Concert Review: Flying Lotus @ MTELUS, Nov. 9, 2017

When Flying Lotus took the stage at MTELUS Thursday night, he brought the crowd into his own world. The LA-native producer, rapper and filmmaker has given birth to a wave of copycats, but his undeniable sound has never been replicated. Those unfamiliar with his music have trouble categorizing Lotus’s sound, and fans find it impossible. He is often labeled as experimental electronic, fusion jazz, psychedelic, and a wave of other genres, but there is no one label that truly pegs him down.

The show on Thursday was a testament to just that, with Flylo swinging between the sweeping, ethereal chants on “Your Potential//The Beyond” to his crowd-favorite Flylo-brand house track “Do The Astral Plane. Throughout the set, he remained mostly behind a reflective, moonrock-looking podium of a DJ booth. He came out to rap for tracks like the aggressive, ignorant “Shake Weight” off of his pseudo-rap Captain Murphy outfit. His live vocal presence was powerful and air-tight. Not many DJs that can rap their asses off live. The crowd went nuts; this was a huge highlight.

The main feature on the ticket was the 3-D screen. This was a first for Flying Lotus on a tour, which garnered him a lot of attention leading up to it, since he hasn’t dropped an album since You’re Dead in 2015. The visuals for each show on the tour are improvised by a video team in a way that is unique every night. The 3-D was dazzling, and at its best brought the music into a higher place.

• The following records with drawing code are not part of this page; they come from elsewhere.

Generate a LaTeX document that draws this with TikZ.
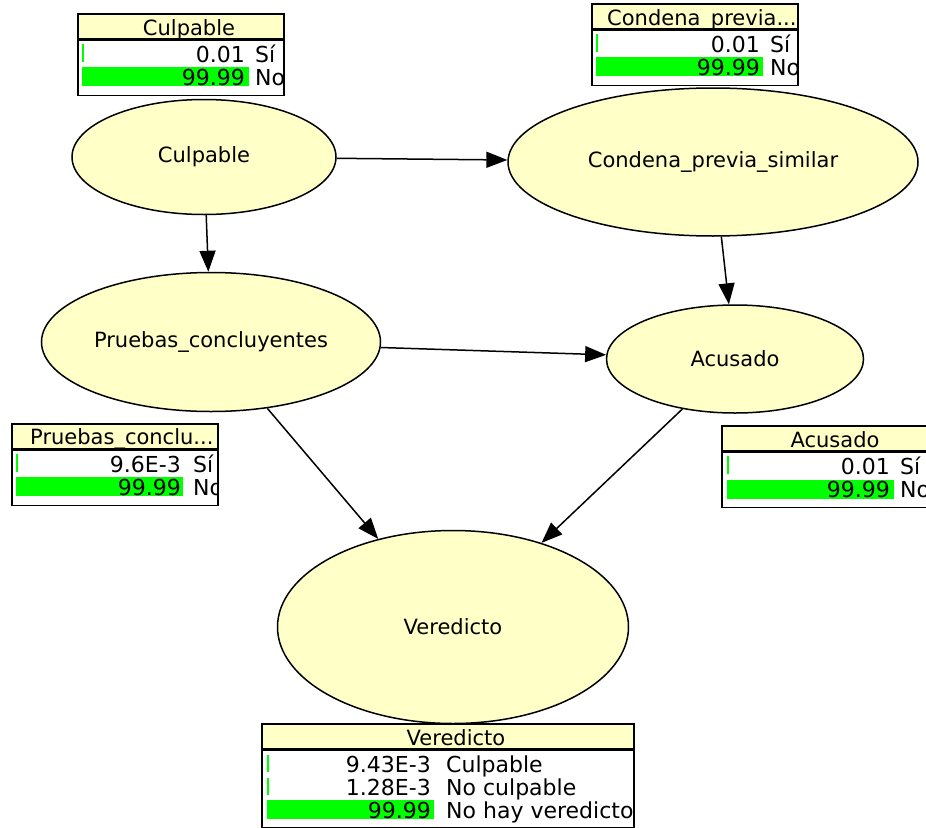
\documentclass[tikz,border=0pt]{standalone}
\usepackage{fontspec}
\setmainfont{DejaVu Sans}
\usepackage{xcolor}
\definecolor{nodeyellow}{HTML}{FFFFC8}
\definecolor{bargreen}{HTML}{00FF00}
\usepackage{tikz}
\usetikzlibrary{arrows.meta, positioning, shapes.geometric}

\tikzset{
  varnode/.style={ellipse, draw, line width=1.5pt, fill=nodeyellow, inner sep=0pt,
    font=\fontsize{21}{24}\selectfont},
  link/.style={-{Triangle[length=21pt, width=16pt]}, line width=1.5pt},
  montitle/.style={draw, line width=1.5pt, fill=nodeyellow, minimum height=25pt,
    inner sep=0pt, anchor=north west},
  monbody/.style={draw, line width=1.5pt, fill=white, inner sep=0pt, anchor=north west},
  monname/.style={inner sep=0pt, font=\fontsize{21}{24}\selectfont},
  montext/.style={inner sep=0pt, font=\fontsize{22}{24}\selectfont},
}

\begin{document}
\begin{tikzpicture}[x=1pt, y=-1pt]
    \useasboundingbox (0,0) rectangle (926,827);
    % Variables of the network
    \node[varnode, minimum width=264pt, minimum height=115pt] (culpable) at (204,157) {Culpable};
    \node[varnode, minimum width=410pt, minimum height=148pt] (condena) at (713,162) {Condena\_previa\_similar};
    \node[varnode, minimum width=339pt, minimum height=139pt] (pruebas) at (211,342) {Pruebas\_concluyentes};
    \node[varnode, minimum width=257pt, minimum height=108pt] (acusado) at (735,359) {Acusado};
    \node[varnode, minimum width=351pt, minimum height=193pt] (veredicto) at (453,627) {Veredicto};
    % Links
    \draw[link] (culpable) -- (condena);
    \draw[link] (culpable) -- (pruebas);
    \draw[link] (condena) -- (acusado);
    \draw[link] (pruebas) -- (acusado);
    \draw[link] (pruebas) -- (veredicto);
    \draw[link] (acusado) -- (veredicto);

    % Culpable monitor
    \node[montitle, minimum width=206pt] (culpableTitle) at (77,13) {};
    \node[monbody, minimum width=206pt, minimum height=55pt] (culpableBody) at (culpableTitle.south west) {};
    \begin{scope}
      \clip (culpableTitle.north west) rectangle (culpableBody.south east);
      \node[monname, anchor=base] (culpableName) at (189,35) {Culpable};
      \fill[bargreen] (82,44) rectangle (83.5,62);
      \fill[bargreen] (82,67) rectangle (249,86);
      \node[montext, anchor=base east] (culpableSiP) at (245,62) {0.01};
      \node[montext, anchor=base west] (culpableSi) at (255,62) {Sí};
      \node[montext, anchor=base east] (culpableNoP) at (245,85) {99.99};
      \node[montext, anchor=base west] (culpableNo) at (255,85) {No};
    \end{scope}

    % Condena_previa_similar monitor
    \node[montitle, minimum width=206pt] (condenaTitle) at (591,3) {};
    \node[monbody, minimum width=206pt, minimum height=55pt] (condenaBody) at (condenaTitle.south west) {};
    \begin{scope}
      \clip (condenaTitle.north west) rectangle (condenaBody.south east);
      \node[monname, anchor=base west] (condenaName) at (607,25) {Condena\_previa...};
      \fill[bargreen] (596,34) rectangle (597.5,52);
      \fill[bargreen] (596,57) rectangle (763,76);
      \node[montext, anchor=base east] (condenaSiP) at (760,52) {0.01};
      \node[montext, anchor=base west] (condenaSi) at (770,52) {Sí};
      \node[montext, anchor=base east] (condenaNoP) at (760,75) {99.99};
      \node[montext, anchor=base west] (condenaNo) at (770,75) {No};
    \end{scope}

    % Pruebas_concluyentes monitor
    \node[montitle, minimum width=206pt] (pruebasTitle) at (11,423) {};
    \node[monbody, minimum width=206pt, minimum height=55pt] (pruebasBody) at (pruebasTitle.south west) {};
    \begin{scope}
      \clip (pruebasTitle.north west) rectangle (pruebasBody.south east);
      \node[monname, anchor=base west] (pruebasName) at (30,444) {Pruebas\_conclu...};
      \fill[bargreen] (16,454) rectangle (17.5,472);
      \fill[bargreen] (16,477) rectangle (183,496);
      \node[montext, anchor=base east] (pruebasSiP) at (181,472) {9.6E-3};
      \node[montext, anchor=base west] (pruebasSi) at (193,472) {Sí};
      \node[montext, anchor=base east] (pruebasNoP) at (181,495) {99.99};
      \node[montext, anchor=base west] (pruebasNo) at (193,495) {No};
    \end{scope}

    % Acusado monitor
    \node[montitle, minimum width=206pt] (acusadoTitle) at (721,425) {};
    \node[monbody, minimum width=206pt, minimum height=55pt] (acusadoBody) at (acusadoTitle.south west) {};
    \begin{scope}
      \clip (acusadoTitle.north west) rectangle (acusadoBody.south east);
      \node[monname, anchor=base] (acusadoName) at (835,447) {Acusado};
      \fill[bargreen] (727,456) rectangle (728.5,474);
      \fill[bargreen] (727,480) rectangle (894,499);
      \node[montext, anchor=base east] (acusadoSiP) at (890,474) {0.01};
      \node[montext, anchor=base west] (acusadoSi) at (900,474) {Sí};
      \node[montext, anchor=base east] (acusadoNoP) at (890,497) {99.99};
      \node[montext, anchor=base west] (acusadoNo) at (900,497) {No};
    \end{scope}

    % Veredicto monitor
    \node[montitle, minimum width=372pt] (veredictoTitle) at (261,723) {};
    \node[monbody, minimum width=372pt, minimum height=77pt] (veredictoBody) at (veredictoTitle.south west) {};
    \begin{scope}
      \clip (veredictoTitle.north west) rectangle (veredictoBody.south east);
      \node[monname, anchor=base] (veredictoName) at (456,745) {Veredicto};
      \fill[bargreen] (267,755) rectangle (268.5,772);
      \fill[bargreen] (267,778) rectangle (268.5,795);
      \fill[bargreen] (267,800) rectangle (434,819);
      \node[montext, anchor=base east] (veredictoCP) at (431,772) {9.43E-3};
      \node[montext, anchor=base west] (veredictoC) at (446,772) {Culpable};
      \node[montext, anchor=base east] (veredictoNCP) at (431,795) {1.28E-3};
      \node[montext, anchor=base west] (veredictoNC) at (446,795) {No culpable};
      \node[montext, anchor=base east] (veredictoNHP) at (431,818) {99.99};
      \node[montext, anchor=base west] (veredictoNH) at (446,818) {No hay veredicto};
    \end{scope}
  \end{tikzpicture}
\end{document}
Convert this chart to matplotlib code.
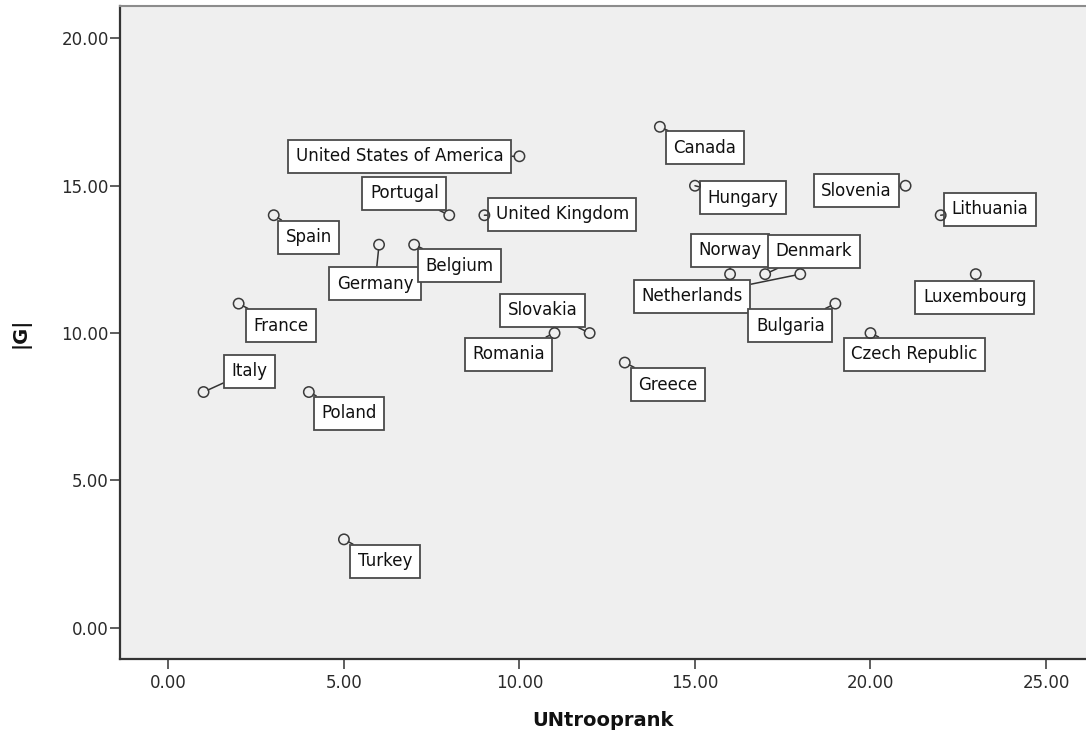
import numpy as np
import matplotlib
matplotlib.use("Agg")
import matplotlib.pyplot as plt

# data
countries = ["Italy", "France", "Spain", "Poland", "Turkey", "Germany",
             "Belgium", "Portugal", "United Kingdom", "United States of America",
             "Romania", "Slovakia", "Greece", "Canada", "Hungary", "Norway",
             "Denmark", "Netherlands", "Bulgaria", "Czech Republic",
             "Slovenia", "Lithuania", "Luxembourg"]
un_troop_rank = [1, 2, 3, 4, 5, 6, 7, 8, 9, 10, 11, 12, 13, 14, 15, 16,
                 17, 18, 19, 20, 21, 22, 23]
g_abs = [8, 11, 14, 8, 3, 13, 13, 14, 14, 16, 10, 10, 9, 17, 15, 12,
         12, 12, 11, 10, 15, 14, 12]
x_ticks = [0, 5, 10, 15, 20, 25]
y_ticks = [0, 5, 10, 15, 20]

# where each label box sits, relative to its point (pixels, y up)
label_offset = {
    "Italy": (46, 21), "France": (42, -22), "Spain": (35, -22),
    "Poland": (40, -21), "Turkey": (41, -22), "Germany": (-4, -39),
    "Belgium": (45, -21), "Portugal": (-45, 22), "United Kingdom": (78, 1),
    "United States of America": (-120, 0), "Romania": (-46, -21),
    "Slovakia": (-47, 23), "Greece": (43, -22), "Canada": (45, -21),
    "Hungary": (48, -12), "Norway": (0, 24), "Denmark": (49, 23),
    "Netherlands": (-108, -22), "Bulgaria": (-45, -22),
    "Czech Republic": (44, -21), "Slovenia": (-49, -5),
    "Lithuania": (49, 6), "Luxembourg": (-1, -23),
}

W, H = 1086, 733
fig = plt.figure(figsize=(W / 100, H / 100), dpi=100)
ax = fig.add_axes([120 / W, 74 / H, 966 / W, 653 / H])
ax.set_facecolor("#efefef")

ax.set_xlim(-1.38, 26.14)
ax.set_ylim(-1.06, 21.10)

ax.scatter(un_troop_rank, g_abs, s=56, facecolors="none",
           edgecolors="#3a3a3a", linewidths=1.1, zorder=4)

for name, xv, yv in zip(countries, un_troop_rank, g_abs):
    ax.annotate(name, xy=(xv, yv), xytext=label_offset[name],
                textcoords="offset pixels", ha="center", va="center",
                fontsize=12, color="#111111",
                bbox=dict(boxstyle="square,pad=0.45", fc="white",
                          ec="#4a4a4a", lw=1.3),
                arrowprops=dict(arrowstyle="-", color="#333333", lw=1.1,
                                shrinkA=0, shrinkB=3.6),
                zorder=3)

ax.set_xticks(x_ticks, labels=[f"{v:.2f}" for v in x_ticks])
ax.set_yticks(y_ticks, labels=[f"{v:.2f}" for v in y_ticks])
ax.tick_params(axis="both", direction="out", length=7, width=1.1,
               color="#333333", labelcolor="#2a2a2a", labelsize=12)
ax.tick_params(axis="y", pad=1)
ax.tick_params(axis="x", pad=3.5)

for side in ["left", "bottom"]:
    ax.spines[side].set_color("#333333")
    ax.spines[side].set_linewidth(1.6)
ax.spines["top"].set_color("#8c8c8c")
ax.spines["top"].set_linewidth(1.5)
ax.spines["right"].set_visible(False)

ax.set_xlabel("UNtrooprank", fontsize=14, fontweight="bold",
              color="#111111", labelpad=14)
ax.set_ylabel("|G|", fontsize=14, fontweight="bold", color="#111111",
              labelpad=22)

fig.savefig("out.png", dpi=100)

However, at times the abstract, 3-D rendered visuals came off as generic, amounting to something like a visualizer that moved to the beat. There were moments in Flylo’s set, between heavy hitters like “Dead Man’s Tetris” and “Never Catch Me” when it went into sort of a lull; Flylo would play deep cuts that were more downbeat and introspective, to which he sometimes lost the crowd. It felt like he wanted to put a focus more on the visuals, which were only captivating when they weren’t repetitive.

The first time I saw Flylo was in 2013 in Vancouver, and the following year at the Pemberton Music Festival in BC, when he used to have another form of 3-D that didn’t involve glasses but a transparent screen in front of him and one behind him, creating composite images that achieved a similar effect. Visuals have always been a major ingredient in Flying Lotus’ live sets, and here they were powerful—but sometimes overpowering. Watching the crowd wild out to “Shake Weight” in 3-D glasses was a treat, though.

Ultimately, what makes Flying Lotus’ sets so engaging is his undeniable commitment to showmanship. As Flylo swung from DJ-ing to rapping, from fusion jazz to trap, he made the crowd feel like they were part of his own celestial realm, and he was a stellar host.